— Begin Provided records —

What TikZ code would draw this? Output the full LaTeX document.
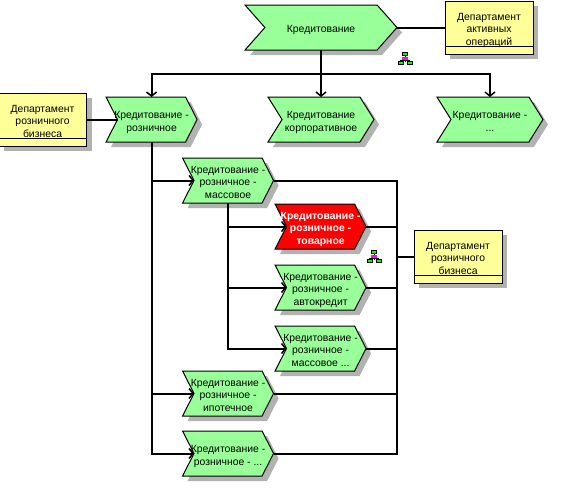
\documentclass[tikz,border=0pt]{standalone}
\usepackage{fontspec}
\setmainfont{Liberation Sans}
\usetikzlibrary{arrows.meta, positioning, shapes.symbols, shadows}
\definecolor{chevgreen}{HTML}{99FF99}
\definecolor{deptyellow}{HTML}{FFFF99}
\definecolor{iconpink}{HTML}{FF00FF}
\definecolor{iconlime}{HTML}{00FF00}
\definecolor{shadowgray}{HTML}{B2B2B2}
\newcommand{\lbl}[1]{\makebox[0pt]{\raisebox{-5.3pt}[0pt][0pt]{\begin{tabular}{@{}c@{}}#1\end{tabular}}}}
\tikzset{
    boxshadow/.style={drop shadow={shadow xshift=5pt, shadow yshift=-5pt, fill=shadowgray, opacity=1}},
    chev/.style={draw, shape=signal, signal from=west, signal to=east, fill=chevgreen, minimum height=45pt, inner sep=0pt, outer sep=0pt, line width=1pt, font=\fontsize{10.4}{12.5}\selectfont, boxshadow},
    chevbig/.style={chev, minimum width=152pt, signal pointer angle=97},
    chevmid/.style={chev, minimum width=106pt, signal pointer angle=116},
    chevsmall/.style={chev, minimum width=91pt, signal pointer angle=126},
    chevred/.style={chevsmall, fill=red, text=white, font=\fontsize{10.4}{12.5}\selectfont\bfseries},
    dept/.style={draw, rectangle, fill=deptyellow, minimum width=88pt, minimum height=53pt, inner sep=0pt, outer sep=0pt, line width=1pt, font=\fontsize{10.4}{12.5}\selectfont, boxshadow,
        path picture={\draw[line width=1pt] ([yshift=7.5pt]path picture bounding box.south west) -- ([yshift=7.5pt]path picture bounding box.south east);}},
    conn/.style={line width=2pt},
    arr/.style={conn, -{Straight Barb[length=4pt, width=10pt, line width=1.5pt]}},
    orgicon/.pic={
        \draw[line width=1pt] (0,4) -- (0,-4) (-4.5,-4) -- (-4.5,-2) -- (4.5,-2) -- (4.5,-4);
        \filldraw[fill=iconlime, line width=1pt] (-2.5,6) rectangle (2.5,2.5);
        \filldraw[fill=iconpink, draw=iconpink, line width=0.5pt] (-2.5,0.5) rectangle (2.5,-1.5);
        \filldraw[fill=iconlime, line width=1pt] (-6.5,-3.5) rectangle (-1.5,-6.5);
        \filldraw[fill=iconlime, line width=1pt] (2,-3.5) rectangle (7,-6.5);
    }
}
\begin{document}
\begin{tikzpicture}[x=1pt, y=1pt]
    \useasboundingbox (0,0) rectangle (561,-499);

    % Top level
    \node[chevbig] (credit) at (321,-27.5) {\lbl{Кредитование}};
    \node[dept, right=48pt of credit] (deptact) {\lbl{Департамент\\активных\\операций}};

    % Second row
    \node[chevmid, below=47pt of credit] (corp) {\lbl{Кредитование\\корпоративное}};
    \node[chevmid, right=77pt of corp] (other) {\lbl{Кредитование -\\...}};
    \node[chevsmall, left=85pt of corp] (retail) {\lbl{Кредитование -\\розничное}};
    \node[dept, left=31pt of retail] (deptleft) {\lbl{Департамент\\розничного\\бизнеса}};

    % Retail branches
    \node[chevsmall, below=16pt of retail, xshift=76.5pt] (mass) {\lbl{Кредитование -\\розничное -\\массовое}};
    \node[chevred, below=1pt of mass, xshift=92.5pt] (goods) {\lbl{Кредитование -\\розничное -\\товарное}};
    \node[chevsmall, below=16pt of goods] (auto) {\lbl{Кредитование -\\розничное -\\автокредит}};
    \node[chevsmall, below=16pt of auto] (massdots) {\lbl{Кредитование -\\розничное -\\массовое ...}};
    \node[chevsmall, below=0pt of massdots, xshift=-92.5pt] (mortgage) {\lbl{Кредитование -\\розничное -\\ипотечное}};
    \node[chevsmall, below=15pt of mortgage] (retaildots) {\lbl{Кредитование -\\розничное - ...}};
    \node[dept, right=48pt of goods, yshift=-30pt] (deptright) {\lbl{Департамент\\розничного\\бизнеса}};

    % Org icons
    \pic at (405,-58) {orgicon};
    \pic at (374,-256) {orgicon};

    % Arrows from the top
    \coordinate (topbus) at ([yshift=-24pt]credit.south);
    \draw[arr] (credit.south) -- (corp.north);
    \draw[arr] (topbus) -| (retail.north);
    \draw[arr] (topbus) -| (other.north);
    \draw[conn] (credit.east) -- (deptact.west);
    \draw[conn] (deptleft.east |- retail.west) -- (retail.west);

    % Retail tree
    \foreach \n in {mass,mortgage,retaildots}
        \draw[arr] (retail.south) |- (\n.west);
    \foreach \n in {goods,auto,massdots}
        \draw[arr] (mass.south) |- (\n.west);

    % Bus on the right
    \draw[conn] (mass.east) -| (retaildots.east -| credit.east) -- (retaildots.east);
    \foreach \n in {goods,auto,massdots,mortgage}
        \draw[conn] (\n.east) -- (\n.east -| credit.east);
    \draw[conn] (deptright.west) -- (deptright.west -| credit.east);
\end{tikzpicture}
\end{document}
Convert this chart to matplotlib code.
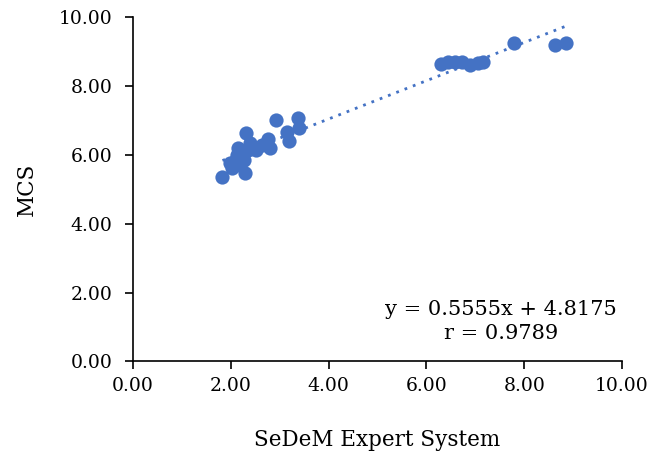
import numpy as np
import matplotlib.pyplot as plt

plt.rcParams['font.family'] = ['DejaVu Serif']

# SeDeM index (x) vs MCS (y)
sedem = [1.83, 1.98, 2.02, 2.13, 2.15, 2.19, 2.27, 2.29, 2.32, 2.35, 2.39,
         2.52, 2.64, 2.77, 2.80, 2.92, 3.14, 3.20, 3.38, 3.39,
         6.30, 6.45, 6.58, 6.72, 6.90, 7.05, 7.15,
         7.80, 8.62, 8.85]
mcs = [5.36, 5.75, 5.61, 5.98, 6.19, 5.69, 5.85, 5.46, 6.62, 6.14, 6.34,
       6.14, 6.28, 6.45, 6.19, 7.01, 6.67, 6.40, 7.06, 6.78,
       8.65, 8.70, 8.70, 8.68, 8.62, 8.66, 8.68,
       9.24, 9.19, 9.24]

slope, intercept = 0.5555, 4.8175
r_value = 0.9789

fig = plt.figure(figsize=(6.58, 4.55), dpi=100)
ax = fig.add_axes([0.2021, 0.2055, 0.7432, 0.7571])

ax.scatter(sedem, mcs, s=105, color="#4472C4", zorder=3, linewidths=0)

xt = np.array([min(sedem), max(sedem)])
ax.plot(xt, slope * xt + intercept, color="#4472C4", linestyle=(0, (1, 2.2)),
        linewidth=2, zorder=2)

ax.set_xlim(0, 10)
ax.set_ylim(0, 10)
ax.set_xticks(np.arange(0, 11, 2))
ax.set_yticks(np.arange(0, 11, 2))
ax.set_xticklabels([f"{v:.2f}" for v in np.arange(0, 11, 2)])
ax.set_yticklabels([f"{v:.2f}" for v in np.arange(0, 11, 2)])

for s in ["top", "right"]:
    ax.spines[s].set_visible(False)
for s in ["left", "bottom"]:
    ax.spines[s].set_linewidth(1.2)
ax.tick_params(direction="out", length=6, width=1.2, labelsize=13.5, pad=5)
ax.tick_params(axis="y", pad=9)

ax.set_xlabel("SeDeM Expert System", fontsize=15.5, labelpad=25)
ax.set_ylabel("MCS", fontsize=15.5, labelpad=15)

ax.text(7.52, 1.17, f"y = {slope}x + {intercept}\nr = {r_value}",
        ha="center", va="center", fontsize=15, linespacing=1.35)

fig.savefig("out.png", dpi=100)
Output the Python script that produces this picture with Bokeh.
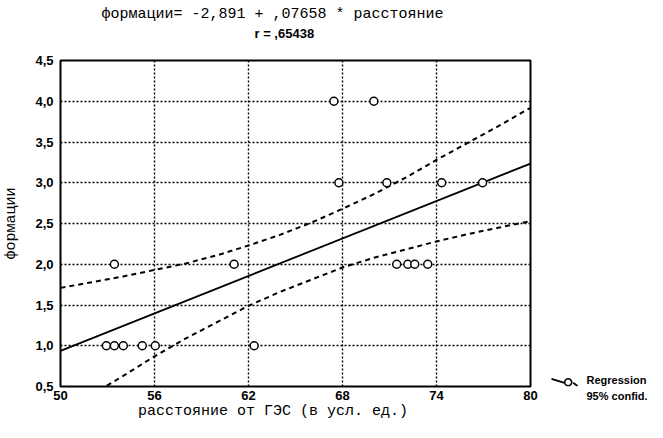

— End Provided records —

• **What you need to do**: Skip the images and write out the rest of the listing exactly.

• **Written solution**:
What TikZ code would draw this? Output the full LaTeX document.
\documentclass[tikz,border=0pt]{standalone}
\usepackage{fontspec}
\setmainfont{Liberation Sans}
\usetikzlibrary{arrows.meta, positioning, shapes.symbols, shadows}
\definecolor{chevgreen}{HTML}{99FF99}
\definecolor{deptyellow}{HTML}{FFFF99}
\definecolor{iconpink}{HTML}{FF00FF}
\definecolor{iconlime}{HTML}{00FF00}
\definecolor{shadowgray}{HTML}{B2B2B2}
\newcommand{\lbl}[1]{\makebox[0pt]{\raisebox{-5.3pt}[0pt][0pt]{\begin{tabular}{@{}c@{}}#1\end{tabular}}}}
\tikzset{
    boxshadow/.style={drop shadow={shadow xshift=5pt, shadow yshift=-5pt, fill=shadowgray, opacity=1}},
    chev/.style={draw, shape=signal, signal from=west, signal to=east, fill=chevgreen, minimum height=45pt, inner sep=0pt, outer sep=0pt, line width=1pt, font=\fontsize{10.4}{12.5}\selectfont, boxshadow},
    chevbig/.style={chev, minimum width=152pt, signal pointer angle=97},
    chevmid/.style={chev, minimum width=106pt, signal pointer angle=116},
    chevsmall/.style={chev, minimum width=91pt, signal pointer angle=126},
    chevred/.style={chevsmall, fill=red, text=white, font=\fontsize{10.4}{12.5}\selectfont\bfseries},
    dept/.style={draw, rectangle, fill=deptyellow, minimum width=88pt, minimum height=53pt, inner sep=0pt, outer sep=0pt, line width=1pt, font=\fontsize{10.4}{12.5}\selectfont, boxshadow,
        path picture={\draw[line width=1pt] ([yshift=7.5pt]path picture bounding box.south west) -- ([yshift=7.5pt]path picture bounding box.south east);}},
    conn/.style={line width=2pt},
    arr/.style={conn, -{Straight Barb[length=4pt, width=10pt, line width=1.5pt]}},
    orgicon/.pic={
        \draw[line width=1pt] (0,4) -- (0,-4) (-4.5,-4) -- (-4.5,-2) -- (4.5,-2) -- (4.5,-4);
        \filldraw[fill=iconlime, line width=1pt] (-2.5,6) rectangle (2.5,2.5);
        \filldraw[fill=iconpink, draw=iconpink, line width=0.5pt] (-2.5,0.5) rectangle (2.5,-1.5);
        \filldraw[fill=iconlime, line width=1pt] (-6.5,-3.5) rectangle (-1.5,-6.5);
        \filldraw[fill=iconlime, line width=1pt] (2,-3.5) rectangle (7,-6.5);
    }
}
\begin{document}
\begin{tikzpicture}[x=1pt, y=1pt]
    \useasboundingbox (0,0) rectangle (561,-499);

    % Top level
    \node[chevbig] (credit) at (321,-27.5) {\lbl{Кредитование}};
    \node[dept, right=48pt of credit] (deptact) {\lbl{Департамент\\активных\\операций}};

    % Second row
    \node[chevmid, below=47pt of credit] (corp) {\lbl{Кредитование\\корпоративное}};
    \node[chevmid, right=77pt of corp] (other) {\lbl{Кредитование -\\...}};
    \node[chevsmall, left=85pt of corp] (retail) {\lbl{Кредитование -\\розничное}};
    \node[dept, left=31pt of retail] (deptleft) {\lbl{Департамент\\розничного\\бизнеса}};

    % Retail branches
    \node[chevsmall, below=16pt of retail, xshift=76.5pt] (mass) {\lbl{Кредитование -\\розничное -\\массовое}};
    \node[chevred, below=1pt of mass, xshift=92.5pt] (goods) {\lbl{Кредитование -\\розничное -\\товарное}};
    \node[chevsmall, below=16pt of goods] (auto) {\lbl{Кредитование -\\розничное -\\автокредит}};
    \node[chevsmall, below=16pt of auto] (massdots) {\lbl{Кредитование -\\розничное -\\массовое ...}};
    \node[chevsmall, below=0pt of massdots, xshift=-92.5pt] (mortgage) {\lbl{Кредитование -\\розничное -\\ипотечное}};
    \node[chevsmall, below=15pt of mortgage] (retaildots) {\lbl{Кредитование -\\розничное - ...}};
    \node[dept, right=48pt of goods, yshift=-30pt] (deptright) {\lbl{Департамент\\розничного\\бизнеса}};

    % Org icons
    \pic at (405,-58) {orgicon};
    \pic at (374,-256) {orgicon};

    % Arrows from the top
    \coordinate (topbus) at ([yshift=-24pt]credit.south);
    \draw[arr] (credit.south) -- (corp.north);
    \draw[arr] (topbus) -| (retail.north);
    \draw[arr] (topbus) -| (other.north);
    \draw[conn] (credit.east) -- (deptact.west);
    \draw[conn] (deptleft.east |- retail.west) -- (retail.west);

    % Retail tree
    \foreach \n in {mass,mortgage,retaildots}
        \draw[arr] (retail.south) |- (\n.west);
    \foreach \n in {goods,auto,massdots}
        \draw[arr] (mass.south) |- (\n.west);

    % Bus on the right
    \draw[conn] (mass.east) -| (retaildots.east -| credit.east) -- (retaildots.east);
    \foreach \n in {goods,auto,massdots,mortgage}
        \draw[conn] (\n.east) -- (\n.east -| credit.east);
    \draw[conn] (deptright.west) -- (deptright.west -| credit.east);
\end{tikzpicture}
\end{document}
Convert this chart to matplotlib code.
import numpy as np
import matplotlib.pyplot as plt

plt.rcParams['font.family'] = ['DejaVu Serif']

# SeDeM index (x) vs MCS (y)
sedem = [1.83, 1.98, 2.02, 2.13, 2.15, 2.19, 2.27, 2.29, 2.32, 2.35, 2.39,
         2.52, 2.64, 2.77, 2.80, 2.92, 3.14, 3.20, 3.38, 3.39,
         6.30, 6.45, 6.58, 6.72, 6.90, 7.05, 7.15,
         7.80, 8.62, 8.85]
mcs = [5.36, 5.75, 5.61, 5.98, 6.19, 5.69, 5.85, 5.46, 6.62, 6.14, 6.34,
       6.14, 6.28, 6.45, 6.19, 7.01, 6.67, 6.40, 7.06, 6.78,
       8.65, 8.70, 8.70, 8.68, 8.62, 8.66, 8.68,
       9.24, 9.19, 9.24]

slope, intercept = 0.5555, 4.8175
r_value = 0.9789

fig = plt.figure(figsize=(6.58, 4.55), dpi=100)
ax = fig.add_axes([0.2021, 0.2055, 0.7432, 0.7571])

ax.scatter(sedem, mcs, s=105, color="#4472C4", zorder=3, linewidths=0)

xt = np.array([min(sedem), max(sedem)])
ax.plot(xt, slope * xt + intercept, color="#4472C4", linestyle=(0, (1, 2.2)),
        linewidth=2, zorder=2)

ax.set_xlim(0, 10)
ax.set_ylim(0, 10)
ax.set_xticks(np.arange(0, 11, 2))
ax.set_yticks(np.arange(0, 11, 2))
ax.set_xticklabels([f"{v:.2f}" for v in np.arange(0, 11, 2)])
ax.set_yticklabels([f"{v:.2f}" for v in np.arange(0, 11, 2)])

for s in ["top", "right"]:
    ax.spines[s].set_visible(False)
for s in ["left", "bottom"]:
    ax.spines[s].set_linewidth(1.2)
ax.tick_params(direction="out", length=6, width=1.2, labelsize=13.5, pad=5)
ax.tick_params(axis="y", pad=9)

ax.set_xlabel("SeDeM Expert System", fontsize=15.5, labelpad=25)
ax.set_ylabel("MCS", fontsize=15.5, labelpad=15)

ax.text(7.52, 1.17, f"y = {slope}x + {intercept}\nr = {r_value}",
        ha="center", va="center", fontsize=15, linespacing=1.35)

fig.savefig("out.png", dpi=100)
Output the Python script that produces this picture with Bokeh.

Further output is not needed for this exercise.